Print nothing but the lines from the start of the listing below through the line that contains "plt.rcParams['font.family'] = ['Liberation". Do not include the pictures.
● ● ● ●
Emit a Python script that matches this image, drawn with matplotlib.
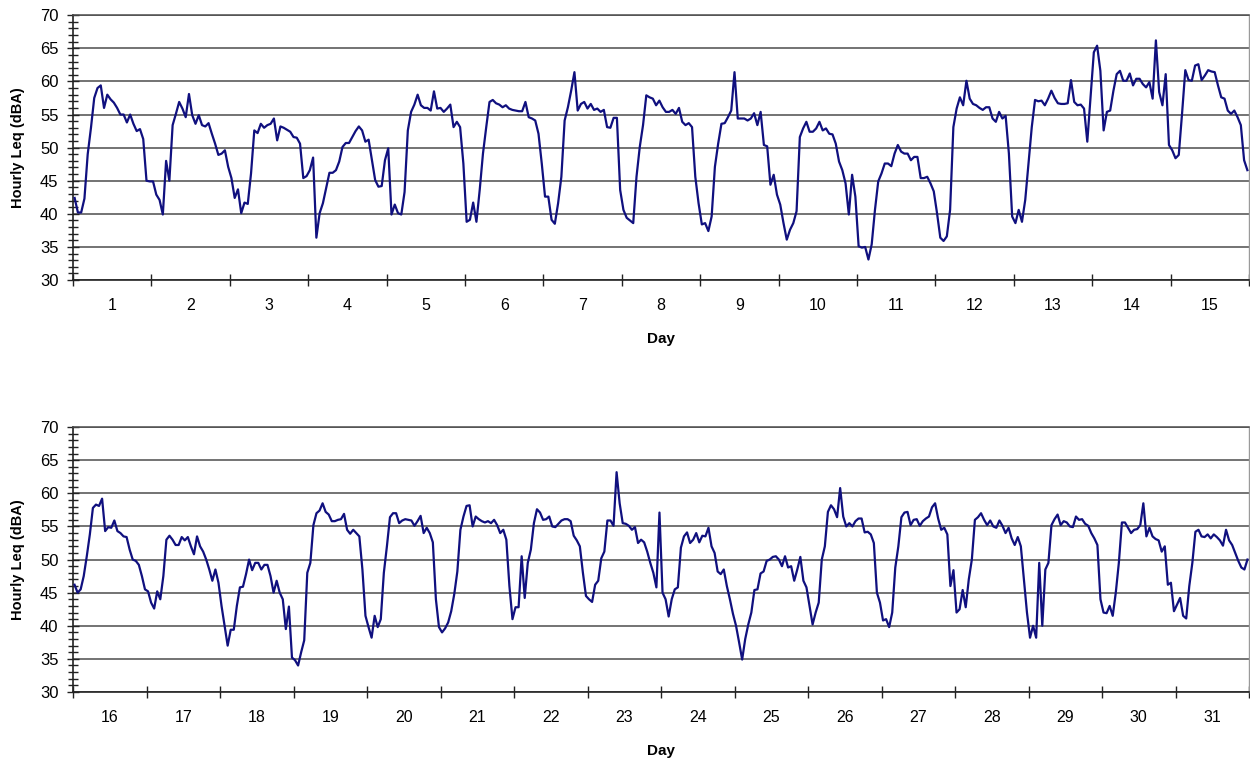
import numpy as np
import matplotlib
matplotlib.use("Agg")
import matplotlib.pyplot as plt
from matplotlib.ticker import MultipleLocator, FixedLocator, NullFormatter

plt.rcParams['font.family'] = ['Liberation Sans', 'DejaVu Sans']

# hourly Leq (dBA), 24 values per day
day01 = [42.4, 40.2, 40.2, 42.3, 49.0, 53.0, 57.5, 59.0, 59.4, 56.0, 58.0, 57.3,
         56.8, 56.0, 55.0, 55.0, 53.8, 55.0, 53.6, 52.5, 52.8, 51.3, 45.0, 44.9]
day02 = [44.9, 42.9, 42.1, 39.9, 48.0, 45.0, 53.4, 55.1, 56.9, 55.9, 54.6, 58.1,
         54.9, 53.6, 54.9, 53.4, 53.2, 53.7, 52.1, 50.6, 48.9, 49.1, 49.6, 47.1]
day03 = [45.4, 42.4, 43.7, 40.1, 41.7, 41.5, 46.1, 52.6, 52.2, 53.6, 53.0, 53.4,
         53.6, 54.4, 51.1, 53.2, 53.0, 52.7, 52.4, 51.6, 51.5, 50.6, 45.4, 45.7]
day04 = [46.6, 48.5, 36.4, 40.1, 41.6, 43.9, 46.2, 46.2, 46.6, 47.9, 50.1, 50.7,
         50.7, 51.6, 52.5, 53.2, 52.6, 50.9, 51.2, 48.1, 45.1, 44.1, 44.2, 48.1]
day05 = [49.9, 39.9, 41.4, 40.1, 39.9, 43.3, 52.6, 55.4, 56.5, 58.0, 56.4, 56.0,
         56.0, 55.6, 58.5, 55.9, 56.0, 55.4, 55.9, 56.5, 53.1, 53.9, 53.1, 47.6]
day06 = [38.8, 39.1, 41.7, 38.8, 43.6, 49.1, 53.1, 56.9, 57.2, 56.7, 56.5, 56.1,
         56.4, 55.9, 55.7, 55.6, 55.5, 55.5, 56.9, 54.6, 54.4, 54.1, 52.1, 47.6]
day07 = [42.6, 42.6, 39.1, 38.5, 41.6, 45.6, 54.1, 56.1, 58.6, 61.4, 55.6, 56.6,
         56.9, 55.9, 56.6, 55.7, 55.9, 55.4, 55.7, 53.1, 53.0, 54.5, 54.5, 43.6]
day08 = [40.6, 39.4, 39.0, 38.6, 45.6, 50.1, 53.4, 57.9, 57.6, 57.4, 56.4, 57.1,
         56.1, 55.4, 55.4, 55.7, 55.1, 56.0, 53.9, 53.4, 53.7, 53.1, 45.6, 41.6]
day09 = [38.4, 38.6, 37.4, 39.6, 47.1, 50.6, 53.6, 53.7, 54.6, 55.6, 61.4, 54.4,
         54.4, 54.4, 54.1, 54.4, 55.2, 53.4, 55.4, 50.4, 50.2, 44.4, 45.9, 42.9]
day10 = [41.4, 38.6, 36.1, 37.6, 38.6, 40.4, 51.6, 52.9, 53.9, 52.4, 52.4, 52.9,
         53.9, 52.6, 52.9, 52.1, 52.0, 50.6, 47.9, 46.6, 44.6, 39.9, 45.9, 42.6]
day11 = [35.1, 34.9, 35.0, 33.1, 35.4, 40.6, 44.9, 46.1, 47.6, 47.6, 47.2, 49.1,
         50.4, 49.4, 49.1, 49.1, 48.1, 48.6, 48.6, 45.4, 45.4, 45.6, 44.6, 43.4]
day12 = [40.1, 36.4, 35.9, 36.6, 40.6, 53.1, 55.9, 57.6, 56.4, 60.1, 57.4, 56.6,
         56.4, 56.0, 55.7, 56.1, 56.1, 54.4, 53.9, 55.4, 54.4, 54.8, 49.1, 39.6]
day13 = [38.6, 40.6, 38.8, 42.1, 47.6, 53.1, 57.2, 57.0, 57.1, 56.4, 57.4, 58.6,
         57.5, 56.7, 56.6, 56.6, 56.7, 60.2, 56.9, 56.4, 56.5, 55.9, 50.9, 57.6]
day14 = [64.4, 65.4, 61.6, 52.6, 55.4, 55.6, 58.6, 61.1, 61.6, 60.1, 60.1, 61.2,
         59.4, 60.4, 60.4, 59.6, 59.1, 59.9, 57.4, 66.2, 58.4, 56.4, 61.1, 50.4]
day15 = [49.6, 48.4, 48.9, 55.1, 61.7, 60.2, 60.1, 62.4, 62.6, 60.2, 60.9, 61.7,
         61.5, 61.4, 59.4, 57.6, 57.4, 55.6, 55.1, 55.6, 54.6, 53.4, 48.1, 46.6]

day16 = [46.2, 45.0, 45.5, 47.5, 50.5, 53.8, 57.8, 58.3, 58.1, 59.2, 54.3, 54.9,
         54.8, 55.9, 54.3, 54.0, 53.5, 53.4, 51.5, 50.0, 49.8, 49.2, 47.5, 45.5]
day17 = [45.2, 43.5, 42.6, 45.2, 44.0, 47.5, 53.0, 53.6, 53.0, 52.2, 52.2, 53.4,
         52.9, 53.4, 52.0, 50.8, 53.5, 52.0, 51.2, 50.0, 48.5, 46.8, 48.5, 46.5]
day18 = [43.0, 40.0, 37.0, 39.4, 39.4, 43.0, 45.8, 45.9, 47.8, 50.0, 48.4, 49.5,
         49.5, 48.5, 49.2, 49.2, 47.5, 45.0, 46.8, 45.0, 44.0, 39.5, 42.9, 35.2]
day19 = [34.8, 34.0, 36.0, 37.8, 48.0, 49.5, 55.2, 57.0, 57.4, 58.5, 57.2, 56.8,
         55.8, 55.8, 56.0, 56.1, 56.9, 54.5, 53.9, 54.5, 54.0, 53.5, 48.5, 41.5]
day20 = [39.8, 38.2, 41.5, 39.8, 41.0, 48.0, 52.0, 56.4, 57.0, 57.0, 55.5, 55.9,
         56.1, 56.0, 55.9, 55.1, 55.8, 56.6, 54.0, 54.8, 54.0, 52.6, 44.0, 39.8]
day21 = [39.0, 39.6, 40.5, 42.2, 44.8, 48.2, 54.5, 56.5, 58.1, 58.2, 55.0, 56.5,
         56.1, 55.8, 55.6, 55.8, 55.5, 56.0, 55.2, 54.0, 54.5, 53.0, 46.0, 41.0]
day22 = [42.8, 42.8, 50.5, 44.2, 49.5, 51.5, 55.5, 57.6, 57.1, 56.0, 56.1, 56.5,
         55.0, 54.9, 55.4, 55.9, 56.1, 56.1, 55.8, 53.6, 52.9, 52.0, 48.0, 44.5]
day23 = [44.0, 43.6, 46.2, 46.8, 50.2, 51.2, 55.9, 55.9, 55.1, 63.2, 58.5, 55.5,
         55.4, 55.1, 54.5, 54.9, 52.5, 53.0, 52.6, 51.2, 49.5, 48.0, 45.8, 57.1]
day24 = [45.0, 44.0, 41.4, 44.0, 45.5, 45.8, 51.8, 53.5, 54.1, 52.5, 53.0, 54.0,
         52.6, 53.6, 53.5, 54.8, 52.0, 51.0, 48.2, 47.8, 48.5, 46.0, 44.0, 41.8]
day25 = [40.0, 37.5, 34.9, 38.0, 40.2, 42.0, 45.4, 45.5, 47.9, 48.2, 49.8, 50.0,
         50.4, 50.5, 50.0, 49.0, 50.5, 48.8, 49.0, 46.8, 48.5, 50.4, 46.8, 45.8]
day26 = [43.0, 40.2, 42.0, 43.5, 50.0, 52.0, 57.2, 58.2, 57.6, 56.4, 60.8, 56.5,
         55.0, 55.5, 55.0, 55.8, 56.2, 56.2, 54.1, 54.2, 53.8, 52.5, 45.0, 43.5]
day27 = [40.8, 41.0, 39.8, 42.0, 48.8, 52.0, 56.4, 57.1, 57.2, 55.2, 56.0, 56.1,
         55.1, 55.8, 56.2, 56.5, 57.9, 58.5, 56.2, 54.5, 54.8, 53.8, 46.0, 48.4]
day28 = [42.0, 42.5, 45.4, 42.8, 47.0, 50.0, 56.0, 56.4, 57.0, 56.0, 55.2, 55.9,
         55.0, 54.8, 55.9, 55.1, 54.0, 54.8, 53.2, 52.2, 53.4, 52.0, 47.0, 42.0]
day29 = [38.2, 40.0, 38.2, 49.5, 40.0, 48.5, 49.5, 55.2, 56.1, 56.8, 55.2, 55.8,
         55.6, 55.0, 54.9, 56.5, 56.0, 56.1, 55.4, 55.1, 54.0, 53.2, 52.2, 44.0]
day30 = [42.0, 41.9, 43.0, 41.5, 45.0, 49.5, 55.6, 55.6, 54.8, 54.0, 54.5, 54.6,
         55.2, 58.5, 53.5, 54.8, 53.5, 53.1, 52.9, 51.2, 52.0, 46.2, 46.5, 42.2]
day31 = [43.2, 44.2, 41.5, 41.1, 46.0, 49.5, 54.2, 54.5, 53.5, 53.4, 53.8, 53.2,
         53.8, 53.4, 52.9, 52.1, 54.5, 52.9, 52.2, 51.0, 49.8, 48.8, 48.5, 50.0]

first_half = [day01, day02, day03, day04, day05, day06, day07, day08,
              day09, day10, day11, day12, day13, day14, day15]
second_half = [day16, day17, day18, day19, day20, day21, day22, day23,
               day24, day25, day26, day27, day28, day29, day30, day31]
first_days = list(range(1, 16))
second_days = list(range(16, 32))

line_color = "#10107f"
grid_color = "#4d4d4d"


def draw_panel(ax, days_data, day_labels):
    leq = np.concatenate([np.array(d) for d in days_data])
    hours = np.arange(len(leq)) + 0.5
    ax.plot(hours, leq, color=line_color, linewidth=1.6, zorder=3)

    n_days = len(day_labels)
    ax.set_xlim(0, 24 * n_days)
    ax.set_ylim(30, 70)

    # horizontal gridlines every 5 dB
    ax.yaxis.set_major_locator(MultipleLocator(5))
    ax.yaxis.set_minor_locator(MultipleLocator(1))
    ax.grid(axis="y", which="major", color=grid_color, linewidth=1.1, zorder=1)

    # day boundaries as ticks, day numbers centred between them
    ax.xaxis.set_major_locator(FixedLocator(np.arange(0, 24 * n_days + 1, 24)))
    ax.xaxis.set_major_formatter(NullFormatter())
    ax.xaxis.set_minor_locator(FixedLocator(np.arange(12, 24 * n_days, 24)))
    ax.set_xticklabels([str(d) for d in day_labels], minor=True)

    ax.tick_params(axis="x", which="major", direction="inout", length=9,
                   width=1, color="#222222")
    ax.tick_params(axis="x", which="minor", length=0, pad=13, labelsize=11.5)
    ax.tick_params(axis="y", which="major", direction="inout", length=9,
                   width=1, color="#222222", labelsize=12, pad=6)
    ax.tick_params(axis="y", which="minor", direction="inout", length=7,
                   width=1, color="#222222")

    for side in ["left", "bottom"]:
        ax.spines[side].set_color("#222222")
        ax.spines[side].set_linewidth(1.2)
    ax.spines["top"].set_color(grid_color)
    ax.spines["top"].set_linewidth(1.1)
    ax.spines["right"].set_color("#9a9a9a")
    ax.spines["right"].set_linewidth(1.0)

    ax.set_xlabel("Day", fontsize=11, fontweight="bold")
    ax.xaxis.set_label_coords(0.5, -0.197)
    ax.xaxis.label.set_verticalalignment("top")


fig = plt.figure(figsize=(12.5, 7.61), dpi=100)
ax1 = fig.add_axes([0.0584, 0.632, 0.9408, 0.348])
ax2 = fig.add_axes([0.0584, 0.0907, 0.9408, 0.348])

draw_panel(ax1, first_half, first_days)
draw_panel(ax2, second_half, second_days)

fig.text(18 / 1250, 0.806, "Hourly Leq (dBA)", rotation=90, ha="center",
         va="center", fontsize=10.5, fontweight="bold")
fig.text(18 / 1250, 0.265, "Hourly Leq (dBA)", rotation=90, ha="center",
         va="center", fontsize=10.5, fontweight="bold")

fig.savefig("out.png", dpi=100, facecolor="white")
● ● ● ●
RESPONSE TO THE EXERCISE ▸
Emit a Python script that matches this image, drawn with matplotlib.
import numpy as np
import matplotlib
matplotlib.use("Agg")
import matplotlib.pyplot as plt
from matplotlib.ticker import MultipleLocator, FixedLocator, NullFormatter

plt.rcParams['font.family'] = ['Liberation Sans', 'DejaVu Sans']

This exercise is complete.